## AIM
Give back exactly the lines from the start of the listing to the line containing "plt.rcParams['axes.unicode_minus'] = False", inclusive, and nothing beyond them.
======== RECORDED INFORMATION
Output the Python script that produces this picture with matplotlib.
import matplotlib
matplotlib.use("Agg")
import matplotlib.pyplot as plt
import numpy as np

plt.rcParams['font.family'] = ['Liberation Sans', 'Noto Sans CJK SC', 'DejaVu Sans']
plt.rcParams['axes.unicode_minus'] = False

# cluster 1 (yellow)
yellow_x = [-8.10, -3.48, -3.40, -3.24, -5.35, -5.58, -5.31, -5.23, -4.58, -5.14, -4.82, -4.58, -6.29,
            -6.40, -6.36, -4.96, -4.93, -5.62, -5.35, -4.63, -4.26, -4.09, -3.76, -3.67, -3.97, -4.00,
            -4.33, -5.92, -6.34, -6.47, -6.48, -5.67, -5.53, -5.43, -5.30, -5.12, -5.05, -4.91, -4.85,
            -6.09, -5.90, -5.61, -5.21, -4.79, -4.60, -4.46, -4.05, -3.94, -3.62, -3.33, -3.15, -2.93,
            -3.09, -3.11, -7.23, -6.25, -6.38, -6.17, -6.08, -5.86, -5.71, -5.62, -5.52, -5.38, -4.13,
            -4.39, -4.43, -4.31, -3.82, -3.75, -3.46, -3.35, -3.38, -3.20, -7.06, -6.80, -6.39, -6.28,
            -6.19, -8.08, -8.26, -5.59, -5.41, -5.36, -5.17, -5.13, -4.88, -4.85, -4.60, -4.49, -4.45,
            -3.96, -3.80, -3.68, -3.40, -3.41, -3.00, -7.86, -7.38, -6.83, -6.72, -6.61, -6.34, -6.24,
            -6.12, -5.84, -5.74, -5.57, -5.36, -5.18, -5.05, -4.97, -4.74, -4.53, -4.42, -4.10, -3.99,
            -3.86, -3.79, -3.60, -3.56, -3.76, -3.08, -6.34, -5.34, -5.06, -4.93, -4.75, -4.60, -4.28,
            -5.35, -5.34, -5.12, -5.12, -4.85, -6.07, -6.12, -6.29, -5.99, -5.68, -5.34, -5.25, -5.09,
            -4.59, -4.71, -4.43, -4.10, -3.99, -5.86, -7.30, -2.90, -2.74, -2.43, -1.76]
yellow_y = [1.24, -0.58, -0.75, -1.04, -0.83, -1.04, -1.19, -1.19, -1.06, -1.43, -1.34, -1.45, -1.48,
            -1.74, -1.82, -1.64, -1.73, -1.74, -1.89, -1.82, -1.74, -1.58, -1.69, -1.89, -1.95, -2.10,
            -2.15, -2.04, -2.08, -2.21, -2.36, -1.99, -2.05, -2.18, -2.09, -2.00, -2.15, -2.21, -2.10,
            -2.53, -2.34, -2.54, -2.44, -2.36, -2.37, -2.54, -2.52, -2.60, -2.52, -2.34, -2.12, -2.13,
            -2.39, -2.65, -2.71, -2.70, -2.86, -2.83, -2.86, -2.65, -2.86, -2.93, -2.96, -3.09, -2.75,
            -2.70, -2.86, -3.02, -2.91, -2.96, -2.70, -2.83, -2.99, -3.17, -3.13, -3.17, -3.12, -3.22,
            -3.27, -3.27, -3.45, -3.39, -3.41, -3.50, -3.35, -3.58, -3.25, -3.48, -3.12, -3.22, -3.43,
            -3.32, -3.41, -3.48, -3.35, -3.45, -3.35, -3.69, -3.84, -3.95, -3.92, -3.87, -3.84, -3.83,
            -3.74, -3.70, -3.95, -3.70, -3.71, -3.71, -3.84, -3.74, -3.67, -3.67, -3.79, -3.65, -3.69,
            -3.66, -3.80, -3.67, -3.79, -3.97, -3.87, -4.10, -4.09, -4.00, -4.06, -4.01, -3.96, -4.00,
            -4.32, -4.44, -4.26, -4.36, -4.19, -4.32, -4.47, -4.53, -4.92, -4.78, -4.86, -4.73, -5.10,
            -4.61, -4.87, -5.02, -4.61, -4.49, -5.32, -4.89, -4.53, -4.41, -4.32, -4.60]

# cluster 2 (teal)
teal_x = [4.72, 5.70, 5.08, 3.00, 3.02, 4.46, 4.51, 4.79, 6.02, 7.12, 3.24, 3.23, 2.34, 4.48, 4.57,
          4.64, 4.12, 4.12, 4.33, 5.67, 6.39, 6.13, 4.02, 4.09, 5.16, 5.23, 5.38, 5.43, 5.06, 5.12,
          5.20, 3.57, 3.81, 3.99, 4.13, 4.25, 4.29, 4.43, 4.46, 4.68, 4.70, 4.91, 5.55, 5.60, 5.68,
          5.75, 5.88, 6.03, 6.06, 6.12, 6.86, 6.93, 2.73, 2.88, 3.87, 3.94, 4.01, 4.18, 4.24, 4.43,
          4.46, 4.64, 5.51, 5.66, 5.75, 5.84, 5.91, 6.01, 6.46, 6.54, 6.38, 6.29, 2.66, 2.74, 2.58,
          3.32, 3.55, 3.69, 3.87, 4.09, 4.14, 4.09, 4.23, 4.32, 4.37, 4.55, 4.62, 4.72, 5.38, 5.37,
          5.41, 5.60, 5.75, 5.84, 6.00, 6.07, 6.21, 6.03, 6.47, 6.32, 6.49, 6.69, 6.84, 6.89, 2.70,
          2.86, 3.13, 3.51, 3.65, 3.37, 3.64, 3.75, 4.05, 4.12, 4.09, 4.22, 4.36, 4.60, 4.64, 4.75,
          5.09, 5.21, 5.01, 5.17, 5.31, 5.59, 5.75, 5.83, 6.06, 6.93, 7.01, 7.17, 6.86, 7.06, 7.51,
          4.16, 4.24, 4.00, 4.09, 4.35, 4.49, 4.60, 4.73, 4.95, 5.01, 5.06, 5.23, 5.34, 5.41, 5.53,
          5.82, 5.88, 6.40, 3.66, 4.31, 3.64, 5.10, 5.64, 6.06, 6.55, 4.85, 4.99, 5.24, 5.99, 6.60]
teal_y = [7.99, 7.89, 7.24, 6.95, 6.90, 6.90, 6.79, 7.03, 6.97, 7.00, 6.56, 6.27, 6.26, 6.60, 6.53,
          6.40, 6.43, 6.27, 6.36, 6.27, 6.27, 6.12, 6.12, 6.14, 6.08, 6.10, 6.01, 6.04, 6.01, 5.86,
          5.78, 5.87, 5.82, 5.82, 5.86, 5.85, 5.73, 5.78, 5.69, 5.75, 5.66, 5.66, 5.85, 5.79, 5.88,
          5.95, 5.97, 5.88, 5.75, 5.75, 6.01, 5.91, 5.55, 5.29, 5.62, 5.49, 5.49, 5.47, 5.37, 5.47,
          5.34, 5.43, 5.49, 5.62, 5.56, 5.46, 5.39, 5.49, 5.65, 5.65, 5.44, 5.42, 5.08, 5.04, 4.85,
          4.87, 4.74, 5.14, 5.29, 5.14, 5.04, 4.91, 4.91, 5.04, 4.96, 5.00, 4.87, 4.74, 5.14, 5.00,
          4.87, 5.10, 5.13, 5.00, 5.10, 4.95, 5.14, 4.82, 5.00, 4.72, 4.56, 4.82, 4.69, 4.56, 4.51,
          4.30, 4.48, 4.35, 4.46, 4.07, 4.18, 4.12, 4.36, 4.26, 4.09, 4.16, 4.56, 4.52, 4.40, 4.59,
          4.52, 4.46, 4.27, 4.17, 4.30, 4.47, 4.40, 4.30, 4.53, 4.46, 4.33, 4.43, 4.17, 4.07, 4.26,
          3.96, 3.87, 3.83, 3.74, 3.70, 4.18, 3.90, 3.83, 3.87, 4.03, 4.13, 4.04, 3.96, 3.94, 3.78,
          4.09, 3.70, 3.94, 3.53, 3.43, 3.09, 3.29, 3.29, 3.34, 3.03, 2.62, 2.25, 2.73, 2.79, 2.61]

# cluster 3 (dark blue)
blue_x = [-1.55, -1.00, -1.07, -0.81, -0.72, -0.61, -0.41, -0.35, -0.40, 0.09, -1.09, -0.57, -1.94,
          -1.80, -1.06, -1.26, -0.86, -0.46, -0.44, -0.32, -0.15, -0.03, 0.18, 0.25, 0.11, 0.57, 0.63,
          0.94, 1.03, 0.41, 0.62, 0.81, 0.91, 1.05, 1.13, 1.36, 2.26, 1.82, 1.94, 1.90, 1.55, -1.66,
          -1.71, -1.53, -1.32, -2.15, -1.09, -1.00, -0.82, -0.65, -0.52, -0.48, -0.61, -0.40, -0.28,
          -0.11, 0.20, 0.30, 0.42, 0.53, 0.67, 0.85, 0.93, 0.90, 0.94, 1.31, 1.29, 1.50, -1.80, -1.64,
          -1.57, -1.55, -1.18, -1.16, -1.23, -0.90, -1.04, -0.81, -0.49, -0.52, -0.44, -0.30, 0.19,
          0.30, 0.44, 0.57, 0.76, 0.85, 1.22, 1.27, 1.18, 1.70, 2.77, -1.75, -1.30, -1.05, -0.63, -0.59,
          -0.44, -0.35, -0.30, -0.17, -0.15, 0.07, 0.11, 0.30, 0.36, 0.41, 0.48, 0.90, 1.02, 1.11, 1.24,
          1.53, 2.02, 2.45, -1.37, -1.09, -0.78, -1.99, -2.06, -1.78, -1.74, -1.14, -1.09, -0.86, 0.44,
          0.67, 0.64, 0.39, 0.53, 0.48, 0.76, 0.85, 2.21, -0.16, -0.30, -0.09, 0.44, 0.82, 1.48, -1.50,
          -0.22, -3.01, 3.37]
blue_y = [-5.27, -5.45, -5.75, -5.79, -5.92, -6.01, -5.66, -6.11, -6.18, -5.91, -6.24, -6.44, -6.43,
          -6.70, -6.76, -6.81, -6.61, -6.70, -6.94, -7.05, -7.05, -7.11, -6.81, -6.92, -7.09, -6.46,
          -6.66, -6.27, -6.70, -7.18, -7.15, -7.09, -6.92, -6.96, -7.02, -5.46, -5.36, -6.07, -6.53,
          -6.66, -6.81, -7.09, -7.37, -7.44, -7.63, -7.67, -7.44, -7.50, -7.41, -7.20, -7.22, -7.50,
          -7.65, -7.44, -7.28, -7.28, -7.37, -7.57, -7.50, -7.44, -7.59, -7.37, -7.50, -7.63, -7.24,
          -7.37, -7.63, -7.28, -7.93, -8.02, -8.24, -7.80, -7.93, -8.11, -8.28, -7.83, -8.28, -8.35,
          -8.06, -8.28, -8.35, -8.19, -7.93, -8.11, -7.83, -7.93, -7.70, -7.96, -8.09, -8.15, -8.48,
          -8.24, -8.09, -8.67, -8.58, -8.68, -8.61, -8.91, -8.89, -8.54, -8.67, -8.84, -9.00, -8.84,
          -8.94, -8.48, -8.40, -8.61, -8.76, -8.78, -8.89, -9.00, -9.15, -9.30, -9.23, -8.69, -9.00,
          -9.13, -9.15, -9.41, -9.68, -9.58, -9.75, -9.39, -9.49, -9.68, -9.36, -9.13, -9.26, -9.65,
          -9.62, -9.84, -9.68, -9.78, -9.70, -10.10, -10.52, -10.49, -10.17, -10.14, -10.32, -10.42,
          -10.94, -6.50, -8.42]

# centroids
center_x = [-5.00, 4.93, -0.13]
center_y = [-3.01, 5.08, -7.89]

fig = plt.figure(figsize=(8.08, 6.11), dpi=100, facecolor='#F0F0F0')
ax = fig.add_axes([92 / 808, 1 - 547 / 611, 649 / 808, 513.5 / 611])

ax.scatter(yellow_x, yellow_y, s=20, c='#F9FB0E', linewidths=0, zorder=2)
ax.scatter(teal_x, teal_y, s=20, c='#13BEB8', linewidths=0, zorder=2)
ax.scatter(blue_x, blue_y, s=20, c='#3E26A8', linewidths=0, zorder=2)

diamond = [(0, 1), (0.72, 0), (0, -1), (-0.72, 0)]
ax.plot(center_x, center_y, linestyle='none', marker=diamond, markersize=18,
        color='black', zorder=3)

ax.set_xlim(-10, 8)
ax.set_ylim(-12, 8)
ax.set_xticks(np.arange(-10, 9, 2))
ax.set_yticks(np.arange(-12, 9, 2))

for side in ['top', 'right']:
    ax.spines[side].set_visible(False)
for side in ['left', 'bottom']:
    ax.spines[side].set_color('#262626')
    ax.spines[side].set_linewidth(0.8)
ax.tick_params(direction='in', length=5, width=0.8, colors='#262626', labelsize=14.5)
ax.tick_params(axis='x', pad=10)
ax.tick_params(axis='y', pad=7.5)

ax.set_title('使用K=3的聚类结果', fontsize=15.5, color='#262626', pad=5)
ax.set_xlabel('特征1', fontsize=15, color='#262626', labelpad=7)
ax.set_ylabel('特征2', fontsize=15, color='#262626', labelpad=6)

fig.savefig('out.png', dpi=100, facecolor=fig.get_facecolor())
================
## FULL RESPONSE
Output the Python script that produces this picture with matplotlib.
import matplotlib
matplotlib.use("Agg")
import matplotlib.pyplot as plt
import numpy as np

plt.rcParams['font.family'] = ['Liberation Sans', 'Noto Sans CJK SC', 'DejaVu Sans']
plt.rcParams['axes.unicode_minus'] = False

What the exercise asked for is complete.